> **SET TASK**
Review the lines that follow and copy each one that contains the word "Generate".

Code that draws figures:
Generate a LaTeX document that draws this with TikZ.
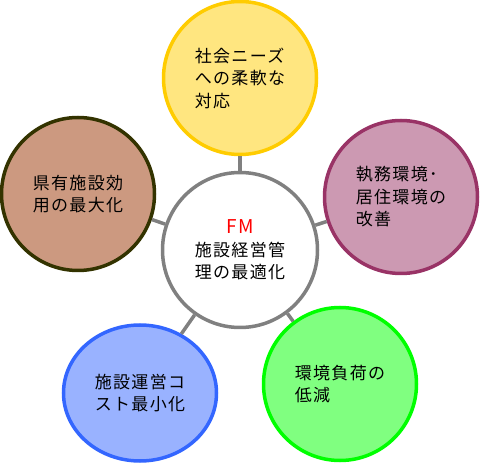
\documentclass[tikz,border=0pt]{standalone}
\usepackage{fontspec}
\setmainfont{Noto Sans CJK JP}[LetterSpace=8]
\usetikzlibrary{shapes.geometric}
\definecolor{cgray}{HTML}{808080}
\definecolor{cyel}{HTML}{FFCC00}
\definecolor{colive}{HTML}{333300}
\definecolor{cbrown}{HTML}{993300}
\definecolor{cplum}{HTML}{993366}
\definecolor{cblue}{HTML}{3366FF}
\definecolor{cgreen}{HTML}{00FF00}
\definecolor{cred}{HTML}{FF0000}
\tikzset{
  bubble/.style={circle, minimum size=153pt, inner sep=0pt, line width=3.5pt,
    align=left, font=\fontsize{17}{22.5}\selectfont},
  hub/.style={bubble, draw=cgray, fill=white, align=center},
  link/.style={draw=cgray, line width=3.5pt}
}
\begin{document}
\begin{tikzpicture}[x=1pt,y=-1pt]
\useasboundingbox (0,0) rectangle (480,465);
\node[hub, minimum size=155pt] (c) at (240,250) {{\color{cred}\fontsize{19}{22.5}\selectfont FM}\\施設経営管\\理の最適化};
\node[bubble, draw=cyel, fill=cyel!50!white] (t) at (240,78) {社会ニーズ\\への柔軟な\\対応};
\node[bubble, draw=colive, fill=cbrown!50!white] (l) at (78,194) {県有施設効\\用の最大化};
\node[bubble, draw=cplum, fill=cplum!50!white] (r) at (401,197) {執務環境･\\居住環境の\\改善};
\node[bubble, ellipse, minimum width=153pt, minimum height=136pt, draw=cblue, fill=cblue!50!white] (bl) at (140,393) {施設運営コ\\スト最小化};
\node[bubble, draw=cgreen, fill=cgreen!50!white] (br) at (340,384) {環境負荷の\\低減};
\draw[link] (c) -- (t);
\draw[link] (c) -- (l);
\draw[link] (c) -- (r);
\draw[link] (c) -- (bl);
\draw[link] (c) -- (br);
\end{tikzpicture}
\end{document}
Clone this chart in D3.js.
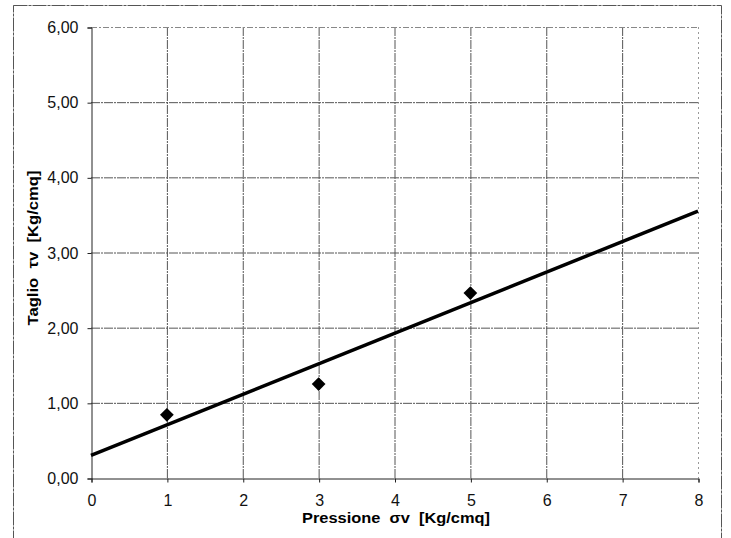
<!DOCTYPE html>
<html>
<head>
<meta charset="utf-8">
<script src="https://cdn.jsdelivr.net/npm/d3@7"></script>
<style>
  body { margin: 0; background: #fff; }
  text { font-family: "Liberation Sans", Arial, sans-serif; }
</style>
</head>
<body>
<div id="root"></div>
<script>
// Measured points (pressure vs shear)
const pressione = [1, 3, 5]
const taglio = [0.84, 1.25, 2.46]

// Trend line ends
const trendX = [0, 8]
const trendY = [0.30, 3.55]

const xTicks = [0, 1, 2, 3, 4, 5, 6, 7, 8]
const yTicks = [0, 1, 2, 3, 4, 5, 6]

const W = 731, H = 538
const margin = { top: 27, right: 33, bottom: 60, left: 91 }
const width = W - margin.left - margin.right
const height = H - margin.top - margin.bottom

const svg = d3.select("#root").append("svg")
  .attr("width", W)
  .attr("height", H)

// outer chart frame
svg.append("rect")
  .attr("x", 13.5).attr("y", 5.5)
  .attr("width", 708).attr("height", 540)
  .attr("fill", "none")
  .attr("stroke", "#555")
  .attr("stroke-width", 1)
  .attr("stroke-dasharray", "14,1,3,1")

const g = svg.append("g")
  .attr("transform", `translate(${margin.left},${margin.top})`)

const x = d3.scaleLinear().domain([0, 8]).range([0, width])
const y = d3.scaleLinear().domain([0, 6]).range([height, 0])

// grid
g.append("g").selectAll("line")
  .data(xTicks.slice(1))
  .enter().append("line")
  .attr("x1", d => x(d) + 0.5).attr("x2", d => x(d) + 0.5)
  .attr("y1", 0).attr("y2", height)
  .attr("stroke", d => d === 8 ? "#999" : "#555")
  .attr("stroke-width", 1)
  .attr("stroke-dasharray", d => d === 8 ? "2,3" : "9,1,2,1")

g.append("g").selectAll("line")
  .data(yTicks.slice(1))
  .enter().append("line")
  .attr("x1", 0).attr("x2", width)
  .attr("y1", d => y(d) + 0.5).attr("y2", d => y(d) + 0.5)
  .attr("stroke", d => d === 6 ? "#888" : "#555")
  .attr("stroke-width", 1)
  .attr("stroke-dasharray", d => d === 6 ? "6,2,2,2" : "9,1,2,1")

// axes
const xAxis = g.append("g")
  .attr("transform", `translate(0.5,${height + 0.5})`)
  .call(d3.axisBottom(x).tickValues(xTicks).tickSize(4).tickFormat(d3.format("d")))
const yAxis = g.append("g")
  .attr("transform", "translate(0.5,0.5)")
  .call(d3.axisLeft(y).tickValues(yTicks).tickSize(4).tickFormat(d => d.toFixed(2).replace(".", ",")))

;[xAxis, yAxis].forEach(a => {
  a.attr("font-size", 16).attr("font-family", "'Liberation Sans', Arial, sans-serif")
  a.select(".domain").attr("stroke", "#222").attr("stroke-width", 1)
  a.selectAll(".tick line").attr("stroke", "#222")
  a.selectAll("text").attr("fill", "#111")
})
xAxis.selectAll("text").attr("y", 16)
yAxis.selectAll("text").attr("x", -13)

// trend line
g.append("path")
  .datum(trendX.map((d, i) => [d, trendY[i]]))
  .attr("fill", "none")
  .attr("stroke", "#000")
  .attr("stroke-width", 3.5)
  .attr("d", d3.line().x(d => x(d[0])).y(d => y(d[1])))

// diamond markers
g.append("g").selectAll("path")
  .data(pressione.map((d, i) => [d, taglio[i]]))
  .enter().append("path")
  .attr("transform", d => `translate(${x(d[0])},${y(d[1])})`)
  .attr("d", d3.symbol().type(d3.symbolDiamond2).size(120))
  .attr("fill", "#000")

// axis titles
svg.append("text")
  .attr("x", 396)
  .attr("y", 523)
  .attr("text-anchor", "middle")
  .attr("font-size", 14)
  .attr("font-weight", "bold")
  .attr("textLength", 188)
  .attr("lengthAdjust", "spacingAndGlyphs")
  .style("white-space", "pre")
  .text("Pressione  σv  [Kg/cmq]")

svg.append("text")
  .attr("transform", "translate(38,248) rotate(-90)")
  .attr("text-anchor", "middle")
  .attr("font-size", 14)
  .attr("font-weight", "bold")
  .attr("textLength", 155)
  .attr("lengthAdjust", "spacingAndGlyphs")
  .style("white-space", "pre")
  .text("Taglio  τv  [Kg/cmq]")
</script>
</body>
</html>
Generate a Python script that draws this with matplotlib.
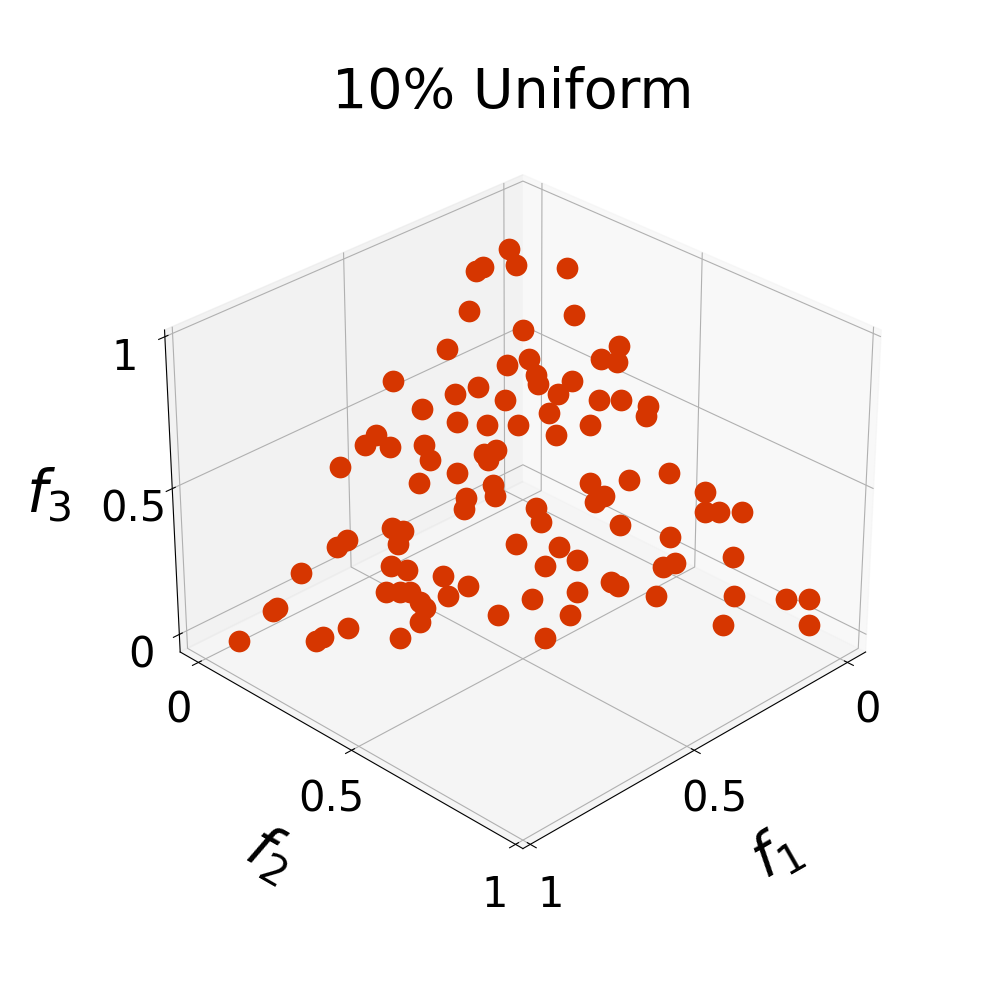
import matplotlib
matplotlib.use("Agg")
import matplotlib.pyplot as plt

f1 = [.082,.089,.144,.160,.217,.152,.295,.175,.217,.182,.189,.417,.288,.333,.260,.402,.204,.361,.317,.267,
      .010,.053,.016,.060,.038,.131,.168,.110,.075,.039,.053,.153,.218,
      .597,.533,.504,.496,.439,.446,.418,.489,.354,.330,.354,.374,.383,.432,.447,.582,.568,.590,.666,.690,.404,.625,.604,.775,.554,.526,.568,.662,.640,.624,.619,.618,.641,.510,.851,.860,.946,.761,.810,.825,.690,
      .218,.153,.081,.211,.232,.046,.069,.046,.010,.332,.339,.218,.152,.339,.325,.382,.075,.173,.197,.296,.289,.361,.439,.240,.117,.039,.003,.397,.167,.032,.462]
f2 = [.037,.066,.016,.009,.044,.152,.052,.195,.166,.224,.237,.002,.145,.116,.203,.081,.287,.151,.202,.252,
      .152,.217,.324,.310,.339,.288,.280,.353,.388,.437,.445,.366,.323,
      .016,.031,.037,.073,.125,.151,.209,.160,.230,.245,.243,.279,.295,.251,.260,.168,.188,.195,.110,.102,.382,.209,.238,.074,.302,.353,.332,.230,.252,.268,.295,.309,.317,.432,.076,.073,.053,.210,.181,.174,.303,
      .431,.490,.545,.468,.460,.623,.645,.668,.704,.373,.397,.525,.618,.453,.496,.452,.739,.654,.639,.574,.589,.531,.468,.660,.783,.868,.905,.545,.797,.933,.531]
f3 = [.881,.845,.840,.831,.739,.696,.653,.630,.617,.594,.574,.581,.567,.551,.537,.517,.509,.488,.481,.481,
      .838,.730,.660,.630,.623,.581,.552,.537,.537,.524,.502,.481,.459,
      .387,.436,.459,.431,.436,.403,.373,.351,.416,.425,.403,.347,.322,.317,.293,.250,.244,.215,.224,.208,.214,.166,.158,.151,.144,.121,.100,.108,.108,.108,.086,.073,.042,.058,.073,.067,.001,.029,.009,.001,.007,
      .351,.357,.374,.321,.308,.331,.286,.286,.286,.295,.264,.257,.230,.208,.179,.166,.186,.173,.164,.130,.122,.108,.093,.100,.100,.093,.092,.058,.036,.035,.007]
TICKS = [0, 0.5, 1]
TICK_LABELS = ["0", "0.5", "1"]

fig = plt.figure(figsize=(10, 10), dpi=100)
ax = fig.add_subplot(projection="3d")
ax.view_init(elev=30, azim=45)
ax.set_xlim(-0.0617, 1.0217)
ax.set_ylim(-0.0617, 1.0217)
ax.set_zlim(-0.0617, 1.0217)

ax.scatter(f1, f2, f3, s=245, c="#d63600", linewidths=0, depthshade=False)

ax.set_xticks(TICKS, TICK_LABELS)
ax.set_yticks(TICKS, TICK_LABELS)
ax.set_zticks(TICKS, TICK_LABELS)
ax.tick_params(labelsize=30)
ax.tick_params(axis="x", pad=8)
ax.tick_params(axis="y", pad=8)
ax.tick_params(axis="z", pad=8)

ax.set_title("10% Uniform", fontsize=40)
ax.set_xlabel("$f_1$", fontsize=42, labelpad=39)
ax.set_ylabel("$f_2$", fontsize=42, labelpad=39)
ax.zaxis.set_rotate_label(False)
ax.set_zlabel("$f_3$", fontsize=42, labelpad=30, rotation=0)

fig.savefig("out.png", dpi=100)
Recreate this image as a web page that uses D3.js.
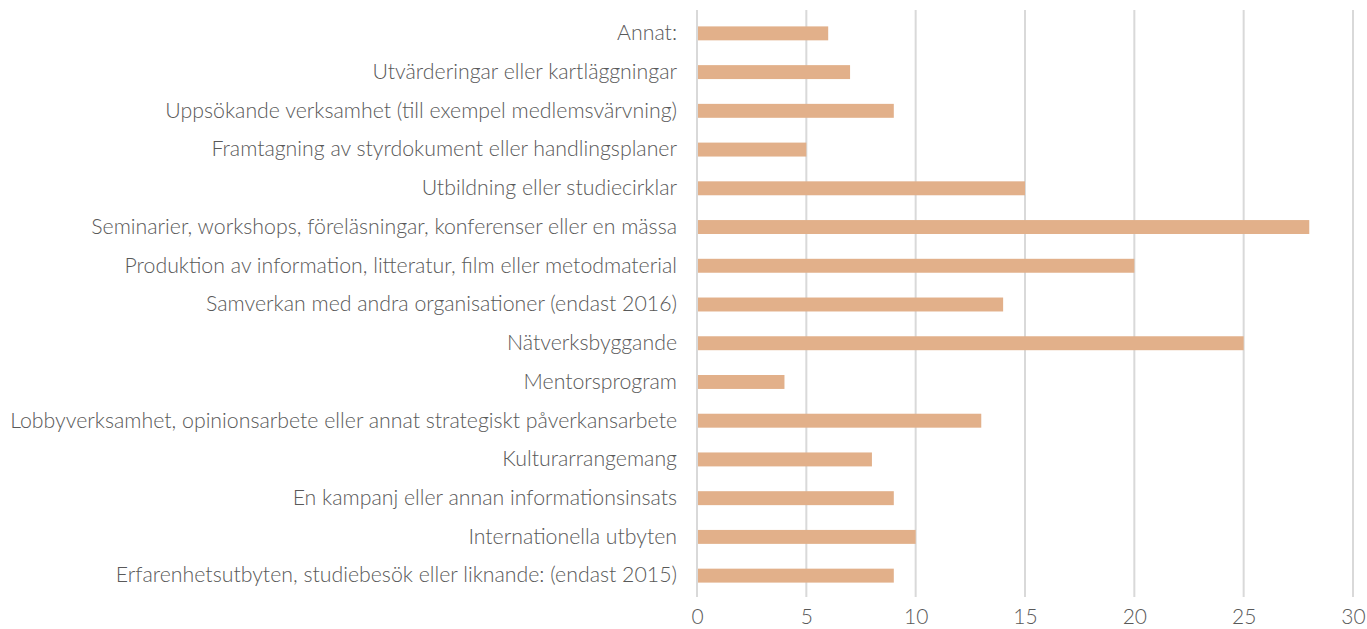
<!DOCTYPE html>
<html lang="en">
<head>
<meta charset="UTF-8">
<title>Aktiviteter</title>
<script src="https://cdn.jsdelivr.net/npm/d3@7"></script>
<style>
  body { margin: 0; background: #fff; }
  text { font-family: Lato, "Open Sans", sans-serif; font-weight: 300; fill: #595959; }
</style>
</head>
<body>
<svg width="1367" height="629"></svg>
<script>
// categories top to bottom
var categories = [
  "Annat:",
  "Utvärderingar eller kartläggningar",
  "Uppsökande verksamhet (till exempel medlemsvärvning)",
  "Framtagning av styrdokument eller handlingsplaner",
  "Utbildning eller studiecirklar",
  "Seminarier, workshops, föreläsningar, konferenser eller en mässa",
  "Produktion av information, litteratur, film eller metodmaterial",
  "Samverkan med andra organisationer (endast 2016)",
  "Nätverksbyggande",
  "Mentorsprogram",
  "Lobbyverksamhet, opinionsarbete eller annat strategiskt påverkansarbete",
  "Kulturarrangemang",
  "En kampanj eller annan informationsinsats",
  "Internationella utbyten",
  "Erfarenhetsutbyten, studiebesök eller liknande: (endast 2015)"
];
var values = [6, 7, 9, 5, 15, 28, 20, 14, 25, 4, 13, 8, 9, 10, 9];
var xTicks = [0, 5, 10, 15, 20, 25, 30];

var svg = d3.select("svg");
var mLeft = 697, mRight = 1353, mTop = 14, mBottom = 595;

var x = d3.scaleLinear().domain([0, 30]).range([mLeft, mRight]);
var y = d3.scaleBand().domain(categories).range([mTop, mBottom]).paddingInner(0.64).paddingOuter(0.32);

// gridlines
svg.append("g").selectAll("line")
  .data(xTicks)
  .join("line")
  .attr("x1", d => x(d)).attr("x2", d => x(d))
  .attr("y1", 10).attr("y2", 597)
  .attr("stroke", "#d9d9d9")
  .attr("stroke-width", 2);

// bars
svg.append("g").selectAll("rect")
  .data(values)
  .join("rect")
  .attr("x", x(0) + 1)
  .attr("y", (d, i) => y(categories[i]))
  .attr("height", y.bandwidth())
  .attr("width", d => x(d) - x(0) - 1)
  .attr("fill", "#e2b08a");

// category labels
var yAxis = svg.append("g")
  .attr("transform", "translate(" + (mLeft - 2) + ",0)")
  .call(d3.axisLeft(y).tickSize(0).tickPadding(18));
yAxis.select(".domain").remove();
yAxis.selectAll("text").style("font-size", "21.3px").style("fill", "#595959").style("font-family", null);

// x axis labels
var xAxis = svg.append("g")
  .attr("transform", "translate(0,606)")
  .call(d3.axisBottom(x).tickValues(xTicks).tickSize(0).tickPadding(3));
xAxis.select(".domain").remove();
xAxis.selectAll("text").style("font-size", "21px").style("fill", "#595959").style("font-family", null);
</script>
</body>
</html>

> **COMPLETED TASK**
Generate a LaTeX document that draws this with TikZ.
Generate a Python script that draws this with matplotlib.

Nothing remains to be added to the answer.